Why is a hacked unwind-ia64.h/c part of binutils?
Paul Schlie
schlie@comcast.net
Fri Mar 18 02:31:00 GMT 2005
> From: James E Wilson <wilson@specifixinc.com>
>> On Thu, 2005-03-17 at 11:59, Paul Schlie wrote:
>> Although I understand these files historically contain some generic unwind
>> definitions, would there be opposition to accepting a patch to arguably
>> more properly peel the generic portions out, and correspondingly enable
>> the specification of target specific unwind type sizes which may be more
>> appropriate for smaller targets, as opposed to presuming they need be
>> defined by the ia64's native word type sizes?
>
> This seems rather confused to me. ...
- it was, I jumped to the wrong conclusion.

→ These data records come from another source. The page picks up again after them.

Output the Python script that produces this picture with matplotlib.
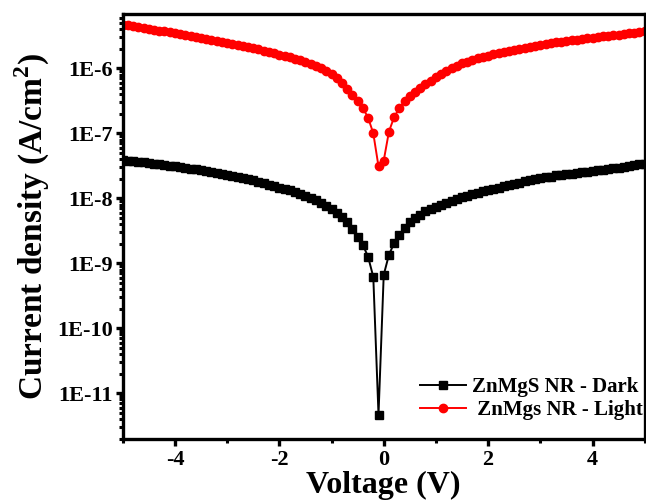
import matplotlib
matplotlib.use("Agg")
import matplotlib.pyplot as plt
from matplotlib.ticker import LogLocator, FixedLocator, FuncFormatter, NullFormatter
import numpy as np

voltage = [-5.0, -4.9, -4.8, -4.7, -4.6, -4.5, -4.4, -4.3, -4.2, -4.1,
           -4.0, -3.9, -3.8, -3.7, -3.6, -3.5, -3.4, -3.3, -3.2, -3.1,
           -3.0, -2.9, -2.8, -2.7, -2.6, -2.5, -2.4, -2.3, -2.2, -2.1,
           -2.0, -1.9, -1.8, -1.7, -1.6, -1.5, -1.4, -1.3, -1.2, -1.1,
           -1.0, -0.9, -0.8, -0.7, -0.6, -0.5, -0.4, -0.3, -0.2, -0.1,
           0.0, 0.1, 0.2, 0.3, 0.4, 0.5, 0.6, 0.7, 0.8, 0.9,
           1.0, 1.1, 1.2, 1.3, 1.4, 1.5, 1.6, 1.7, 1.8, 1.9,
           2.0, 2.1, 2.2, 2.3, 2.4, 2.5, 2.6, 2.7, 2.8, 2.9,
           3.0, 3.1, 3.2, 3.3, 3.4, 3.5, 3.6, 3.7, 3.8, 3.9,
           4.0, 4.1, 4.2, 4.3, 4.4, 4.5, 4.6, 4.7, 4.8, 4.9, 5.0]

dark = [3.89e-8, 3.80e-8, 3.72e-8, 3.63e-8, 3.55e-8, 3.47e-8, 3.39e-8, 3.31e-8, 3.24e-8, 3.16e-8,
        3.09e-8, 3.02e-8, 2.92e-8, 2.85e-8, 2.79e-8, 2.69e-8, 2.63e-8, 2.54e-8, 2.45e-8, 2.37e-8,
        2.29e-8, 2.21e-8, 2.14e-8, 2.04e-8, 1.97e-8, 1.88e-8, 1.80e-8, 1.72e-8, 1.62e-8, 1.55e-8,
        1.46e-8, 1.40e-8, 1.32e-8, 1.24e-8, 1.16e-8, 1.08e-8, 1.01e-8, 9.33e-9, 8.51e-9, 7.59e-9,
        6.76e-9, 5.89e-9, 5.13e-9, 4.27e-9, 3.39e-9, 2.51e-9, 1.91e-9, 1.26e-9, 6.17e-10, 4.68e-12,
        6.61e-10, 1.35e-9, 2.04e-9, 2.75e-9, 3.47e-9, 4.27e-9, 5.01e-9, 5.62e-9, 6.31e-9, 6.84e-9,
        7.41e-9, 7.94e-9, 8.51e-9, 9.12e-9, 9.77e-9, 1.04e-8, 1.10e-8, 1.15e-8, 1.22e-8, 1.27e-8,
        1.33e-8, 1.40e-8, 1.46e-8, 1.53e-8, 1.60e-8, 1.68e-8, 1.74e-8, 1.82e-8, 1.88e-8, 1.95e-8,
        2.02e-8, 2.09e-8, 2.16e-8, 2.24e-8, 2.29e-8, 2.34e-8, 2.40e-8, 2.45e-8, 2.51e-8, 2.57e-8,
        2.63e-8, 2.69e-8, 2.75e-8, 2.82e-8, 2.88e-8, 2.95e-8, 3.02e-8, 3.13e-8, 3.20e-8, 3.31e-8, 3.39e-8]

light = [4.68e-6, 4.57e-6, 4.42e-6, 4.27e-6, 4.17e-6, 4.07e-6, 3.94e-6, 3.80e-6, 3.72e-6, 3.59e-6,
         3.47e-6, 3.35e-6, 3.24e-6, 3.13e-6, 3.02e-6, 2.92e-6, 2.82e-6, 2.72e-6, 2.63e-6, 2.54e-6,
         2.45e-6, 2.37e-6, 2.29e-6, 2.21e-6, 2.11e-6, 2.04e-6, 1.95e-6, 1.86e-6, 1.78e-6, 1.70e-6,
         1.62e-6, 1.55e-6, 1.48e-6, 1.40e-6, 1.32e-6, 1.24e-6, 1.16e-6, 1.08e-6, 1.00e-6, 9.12e-7,
         8.13e-7, 7.08e-7, 6.03e-7, 4.79e-7, 3.89e-7, 3.16e-7, 2.45e-7, 1.74e-7, 1.00e-7, 3.09e-8,
         3.80e-8, 1.06e-7, 1.78e-7, 2.43e-7, 3.09e-7, 3.72e-7, 4.37e-7, 5.01e-7, 5.69e-7, 6.38e-7,
         7.24e-7, 8.13e-7, 9.12e-7, 1.00e-6, 1.10e-6, 1.19e-6, 1.27e-6, 1.35e-6, 1.43e-6, 1.50e-6,
         1.57e-6, 1.64e-6, 1.72e-6, 1.80e-6, 1.86e-6, 1.93e-6, 2.00e-6, 2.07e-6, 2.14e-6, 2.21e-6,
         2.29e-6, 2.37e-6, 2.45e-6, 2.51e-6, 2.57e-6, 2.63e-6, 2.69e-6, 2.75e-6, 2.82e-6, 2.88e-6,
         2.95e-6, 3.02e-6, 3.09e-6, 3.16e-6, 3.24e-6, 3.31e-6, 3.39e-6, 3.47e-6, 3.55e-6, 3.67e-6, 3.80e-6]

x_major = [-4, -2, 0, 2, 4]
x_minor = [-5, -3, -1, 1, 3, 5]
y_major = [1e-11, 1e-10, 1e-9, 1e-8, 1e-7, 1e-6]
y_labels = ["1E-11", "1E-10", "1E-9", "1E-8", "1E-7", "1E-6"]

plt.rcParams['font.family'] = ['Liberation Serif', 'DejaVu Serif']
plt.rcParams['font.weight'] = 'bold'
plt.rcParams['axes.unicode_minus'] = False
plt.rcParams['mathtext.fontset'] = 'custom'
plt.rcParams['mathtext.rm'] = 'Liberation Serif:bold'
plt.rcParams['mathtext.bf'] = 'Liberation Serif:bold'

fig = plt.figure(figsize=(6.46, 5.01), dpi=100)
ax = fig.add_axes([0.190, 0.124, 0.808, 0.848])

ax.plot(voltage, dark, color='black', marker='s', markersize=5.6, linewidth=1.4,
        label='ZnMgS NR - Dark')
ax.plot(voltage, light, color='red', marker='o', markersize=6.0, linewidth=1.4,
        label=' ZnMgs NR - Light')

ax.set_yscale('log')
ax.set_xlim(-5, 5)
ax.set_ylim(1.98e-12, 6.84e-6)

ax.xaxis.set_major_locator(FixedLocator(x_major))
ax.xaxis.set_minor_locator(FixedLocator(x_minor))
ax.yaxis.set_major_locator(FixedLocator(y_major))
ax.yaxis.set_major_formatter(FuncFormatter(lambda v, p: y_labels[y_major.index(v)] if v in y_major else ""))
ax.yaxis.set_minor_locator(LogLocator(base=10, subs=np.arange(2, 10), numticks=30))
ax.yaxis.set_minor_formatter(NullFormatter())

for s in ax.spines.values():
    s.set_linewidth(2.4)

ax.tick_params(axis='both', which='major', direction='out', length=5, width=2.4,
               labelsize=16, pad=3, top=False, right=False)
ax.tick_params(axis='y', which='major', pad=2)
ax.tick_params(axis='both', which='minor', direction='out', length=3, width=2.2,
               top=False, right=False)

ax.set_xlabel('Voltage (V)', fontsize=23, fontweight='bold', labelpad=1)
ax.set_ylabel(r'Current density (A/cm$^2$)', fontsize=24, fontweight='bold', labelpad=4)

leg = ax.legend(loc='lower right', frameon=False, fontsize=15, handlelength=2.2,
                borderaxespad=0.0, labelspacing=0.15, handletextpad=0.3,
                bbox_to_anchor=(1.012, 0.025))
for t in leg.get_texts():
    t.set_fontweight('bold')

fig.savefig('out.png', dpi=100)
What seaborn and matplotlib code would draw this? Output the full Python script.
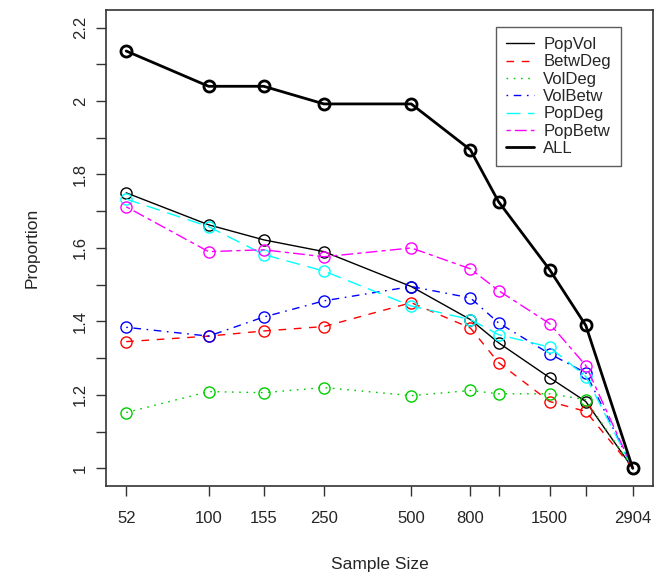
import matplotlib
matplotlib.use("Agg")
import matplotlib.pyplot as plt
import seaborn as sns
from matplotlib.lines import Line2D
from matplotlib.ticker import FixedLocator, NullFormatter

# sample sizes (log x axis); 1000 and 2000 have ticks but no labels
sample_sizes = [52, 100, 155, 250, 500, 800, 1000, 1500, 2000, 2904]
labelled_sizes = [52, 100, 155, 250, 500, 800, 1500, 2904]
unlabelled_sizes = [1000, 2000]

series_names = ["PopVol", "BetwDeg", "VolDeg", "VolBetw", "PopDeg", "PopBetw", "ALL"]

pop_vol = [1.750, 1.663, 1.622, 1.590, 1.495, 1.405, 1.342, 1.247, 1.182, 1.0]
betw_deg = [1.345, 1.360, 1.374, 1.386, 1.451, 1.382, 1.288, 1.182, 1.155, 1.0]
vol_deg = [1.152, 1.209, 1.206, 1.220, 1.198, 1.212, 1.203, 1.203, 1.187, 1.0]
vol_betw = [1.384, 1.360, 1.412, 1.456, 1.495, 1.464, 1.396, 1.312, 1.260, 1.0]
pop_deg = [1.733, 1.658, 1.582, 1.537, 1.442, 1.405, 1.364, 1.330, 1.250, 1.0]
pop_betw = [1.712, 1.590, 1.595, 1.576, 1.600, 1.543, 1.484, 1.394, 1.280, 1.0]
all_vals = [2.136, 2.040, 2.040, 1.992, 1.992, 1.867, 1.726, 1.541, 1.389, 1.0]

series_values = [pop_vol, betw_deg, vol_deg, vol_betw, pop_deg, pop_betw, all_vals]

# R style colours / line types
colors = ["black", "#FF0000", "#00CD00", "#0000FF", "#00FFFF", "#FF00FF", "black"]
linestyles = [
    "-",
    (0, (5.5, 5.5)),
    (0, (1.2, 4.0)),
    (0, (1.2, 4.0, 5.5, 4.0)),
    (0, (10.0, 5.5)),
    (0, (3.0, 3.0, 8.5, 3.0)),
    "-",
]
linewidths = [1.0, 1.0, 1.0, 1.0, 1.0, 1.0, 2.0]

sns.set_theme(style="ticks")
plt.rcParams["font.family"] = ["Liberation Sans", "DejaVu Sans"]

fig = plt.figure(figsize=(6.67, 5.81), dpi=100)
ax = fig.add_axes([0.159, 0.1635, 0.820, 0.8195])

for name, vals, c, ls, lw in zip(series_names, series_values, colors, linestyles, linewidths):
    sns.lineplot(x=sample_sizes, y=vals, ax=ax, color=c, linestyle=ls, linewidth=lw,
                 marker="o", markersize=8, markerfacecolor="none", markeredgecolor=c,
                 markeredgewidth=lw, legend=False)

ax.set_xscale("log")
ax.set_xlim(44.3, 3410)
ax.set_ylim(0.952, 2.248)

ax.xaxis.set_major_locator(FixedLocator(labelled_sizes))
ax.set_xticklabels([str(s) for s in labelled_sizes])
ax.xaxis.set_minor_locator(FixedLocator(unlabelled_sizes))
ax.xaxis.set_minor_formatter(NullFormatter())

y_major = [1.0, 1.2, 1.4, 1.6, 1.8, 2.0, 2.2]
y_minor = [1.1, 1.3, 1.5, 1.7, 1.9, 2.1]
ax.yaxis.set_major_locator(FixedLocator(y_major))
ax.set_yticklabels(["1", "1.2", "1.4", "1.6", "1.8", "2", "2.2"], rotation=90, va="center")
ax.yaxis.set_minor_locator(FixedLocator(y_minor))
ax.yaxis.set_minor_formatter(NullFormatter())

for which in ("major", "minor"):
    ax.tick_params(axis="both", which=which, direction="out", length=7, width=1, color="#333333")
ax.tick_params(axis="x", which="major", pad=11, labelsize=12)
ax.tick_params(axis="y", which="major", pad=6, labelsize=12)

for sp in ax.spines.values():
    sp.set_visible(True)
    sp.set_color("#333333")
    sp.set_linewidth(1.2)

ax.set_xlabel("Sample Size", fontsize=12.5, labelpad=22)
ax.set_ylabel("Proportion", fontsize=12.5, labelpad=24)

handles = [Line2D([0], [0], color=c, linestyle=ls, linewidth=lw)
           for c, ls, lw in zip(colors, linestyles, linewidths)]
leg = ax.legend(handles, series_names, loc="upper right", bbox_to_anchor=(0.9415, 0.964),
                borderaxespad=0, fontsize=12, frameon=True, fancybox=False,
                handlelength=1.7, labelspacing=0.14, handletextpad=0.55, borderpad=0.6)
leg.get_frame().set_edgecolor("#333333")
leg.get_frame().set_linewidth(1.0)

fig.savefig("out.png", dpi=100)
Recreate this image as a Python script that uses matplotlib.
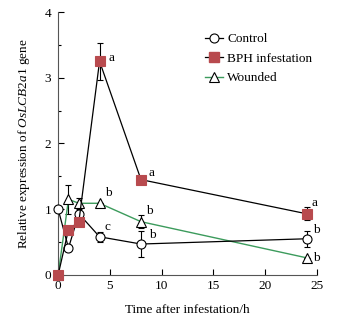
import numpy as np
import matplotlib
matplotlib.use('Agg')
import matplotlib.pyplot as plt
from matplotlib.ticker import MultipleLocator
from matplotlib.lines import Line2D

plt.rcParams['font.family'] = ['Liberation Serif', 'DejaVu Serif']
plt.rcParams['mathtext.fontset'] = 'custom'
plt.rcParams['mathtext.it'] = 'Liberation Serif:italic'
plt.rcParams['mathtext.rm'] = 'Liberation Serif'

# Data
hours = [0, 1, 2, 4, 8, 24]
control = [1.0, 0.41, 0.93, 0.58, 0.47, 0.55]
control_err = [0.0, 0.05, 0.05, 0.08, 0.2, 0.12]
bph = [0.0, 0.69, 0.81, 3.25, 1.45, 0.93]
bph_err = [0.0, 0.0, 0.0, 0.28, 0.05, 0.1]
wounded = [0.0, 1.15, 1.09, 1.09, 0.81, 0.26]
wounded_err = [0.0, 0.22, 0.08, 0.0, 0.1, 0.0]

# significance letters (x, y, text)
letters = [(4, 3.25, 'a'), (8, 1.45, 'a'), (24, 0.93, 'a'),
           (4, 1.09, 'b'), (8, 0.81, 'b'), (4, 0.58, 'c'),
           (8, 0.47, 'b'), (24, 0.55, 'b'), (24, 0.26, 'b')]
letter_offsets = [(0.85, 0.05), (0.75, 0.1), (0.5, 0.17),
                  (0.5, 0.15), (0.5, 0.17), (0.5, 0.15),
                  (0.75, 0.14), (0.6, 0.14), (0.6, 0.0)]

red = '#b84a4e'
green = '#3c9b5c'

fig = plt.figure(figsize=(3.42, 3.16), dpi=100)
ax = fig.add_axes([0.17, 0.13, 0.757, 0.832])

ax.errorbar(hours, wounded, yerr=wounded_err, color=green, lw=1,
            marker='^', ms=6.5, mfc='white', mec='black', mew=0.8,
            ecolor='black', elinewidth=0.8, capsize=2, zorder=2, clip_on=False)
ax.errorbar(hours, control, yerr=control_err, color='black', lw=0.9,
            marker='o', ms=6.5, mfc='white', mec='black', mew=0.8,
            ecolor='black', elinewidth=0.8, capsize=2, zorder=3, clip_on=False)
ax.errorbar(hours, bph, yerr=bph_err, color='black', lw=0.9,
            marker='s', ms=6.5, mfc=red, mec=red, mew=0.8,
            ecolor='black', elinewidth=0.8, capsize=2, zorder=4, clip_on=False)

for (x, y, t), (dx, dy) in zip(letters, letter_offsets):
    ax.text(x + dx, y + dy, t, fontsize=9.5, va='center', ha='left')

ax.set_xlim(0, 25)
ax.set_ylim(0, 4)
ax.xaxis.set_major_locator(MultipleLocator(5))
ax.yaxis.set_major_locator(MultipleLocator(1))
ax.yaxis.set_minor_locator(MultipleLocator(0.5))
ax.tick_params(direction='in', labelsize=9.5, length=4, width=0.8)
ax.tick_params(axis='y', pad=5)
ax.tick_params(which='minor', direction='in', length=2, width=0.8)
for s in ['top', 'right']:
    ax.spines[s].set_visible(False)
for s in ['left', 'bottom']:
    ax.spines[s].set_color('#555555')
    ax.spines[s].set_linewidth(0.8)

ax.set_xlabel('Time after infestation/h', fontsize=9.5, labelpad=9)
ax.set_ylabel(r'Relative expression of $\it{OsLCB2a1}$ gene', fontsize=9.5, labelpad=9)

handles = [
    Line2D([], [], color='black', lw=0.9, marker='o', ms=6.5, mfc='white', mec='black', mew=0.8),
    Line2D([], [], color='black', lw=0.9, marker='s', ms=6.5, mfc=red, mec=red),
    Line2D([], [], color=green, lw=1, marker='^', ms=6.5, mfc='white', mec='black', mew=0.8),
]
labels = ['Control', 'BPH infestation', 'Wounded']
ax.legend(handles, labels, loc='upper left', bbox_to_anchor=(0.52, 0.965), frameon=False,
          fontsize=9.5, handlelength=1.4, handletextpad=0.3, labelspacing=0.55)

fig.savefig('out.png', dpi=100)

> I think you confusing the general GCC unwind support with the GCC IA-64
> specific unwind support. Most gcc targets use the dwarf2 unwind
> support. Only IA-64 uses the IA-64 unwind support. These are rather
> different things, though the dwarf2 unwind support is based on many of
> the concepts developed for the IA-64 unwind support, the object file
> encodings are completely different.
- yes, thank for straightening me out.
> As for the type sizes, these are defined by the C++ ABI, which in turn
> is based on the Itanium unwind ABI, which specifies use of 64-bit
> types. It would certainly be wrong to change this for IA-64, and it is
> arguably wrong for any other target without justification.
>
> I know that you have a modified AVR port which sets long long to a
> 32-bit type, but you failed to mention that as your justification.
> While changes to the generic unwind support might be reasonable because
> of this, changes to the IA-64 port are not.
- understood, and apologize for my half baked earlier misguided question.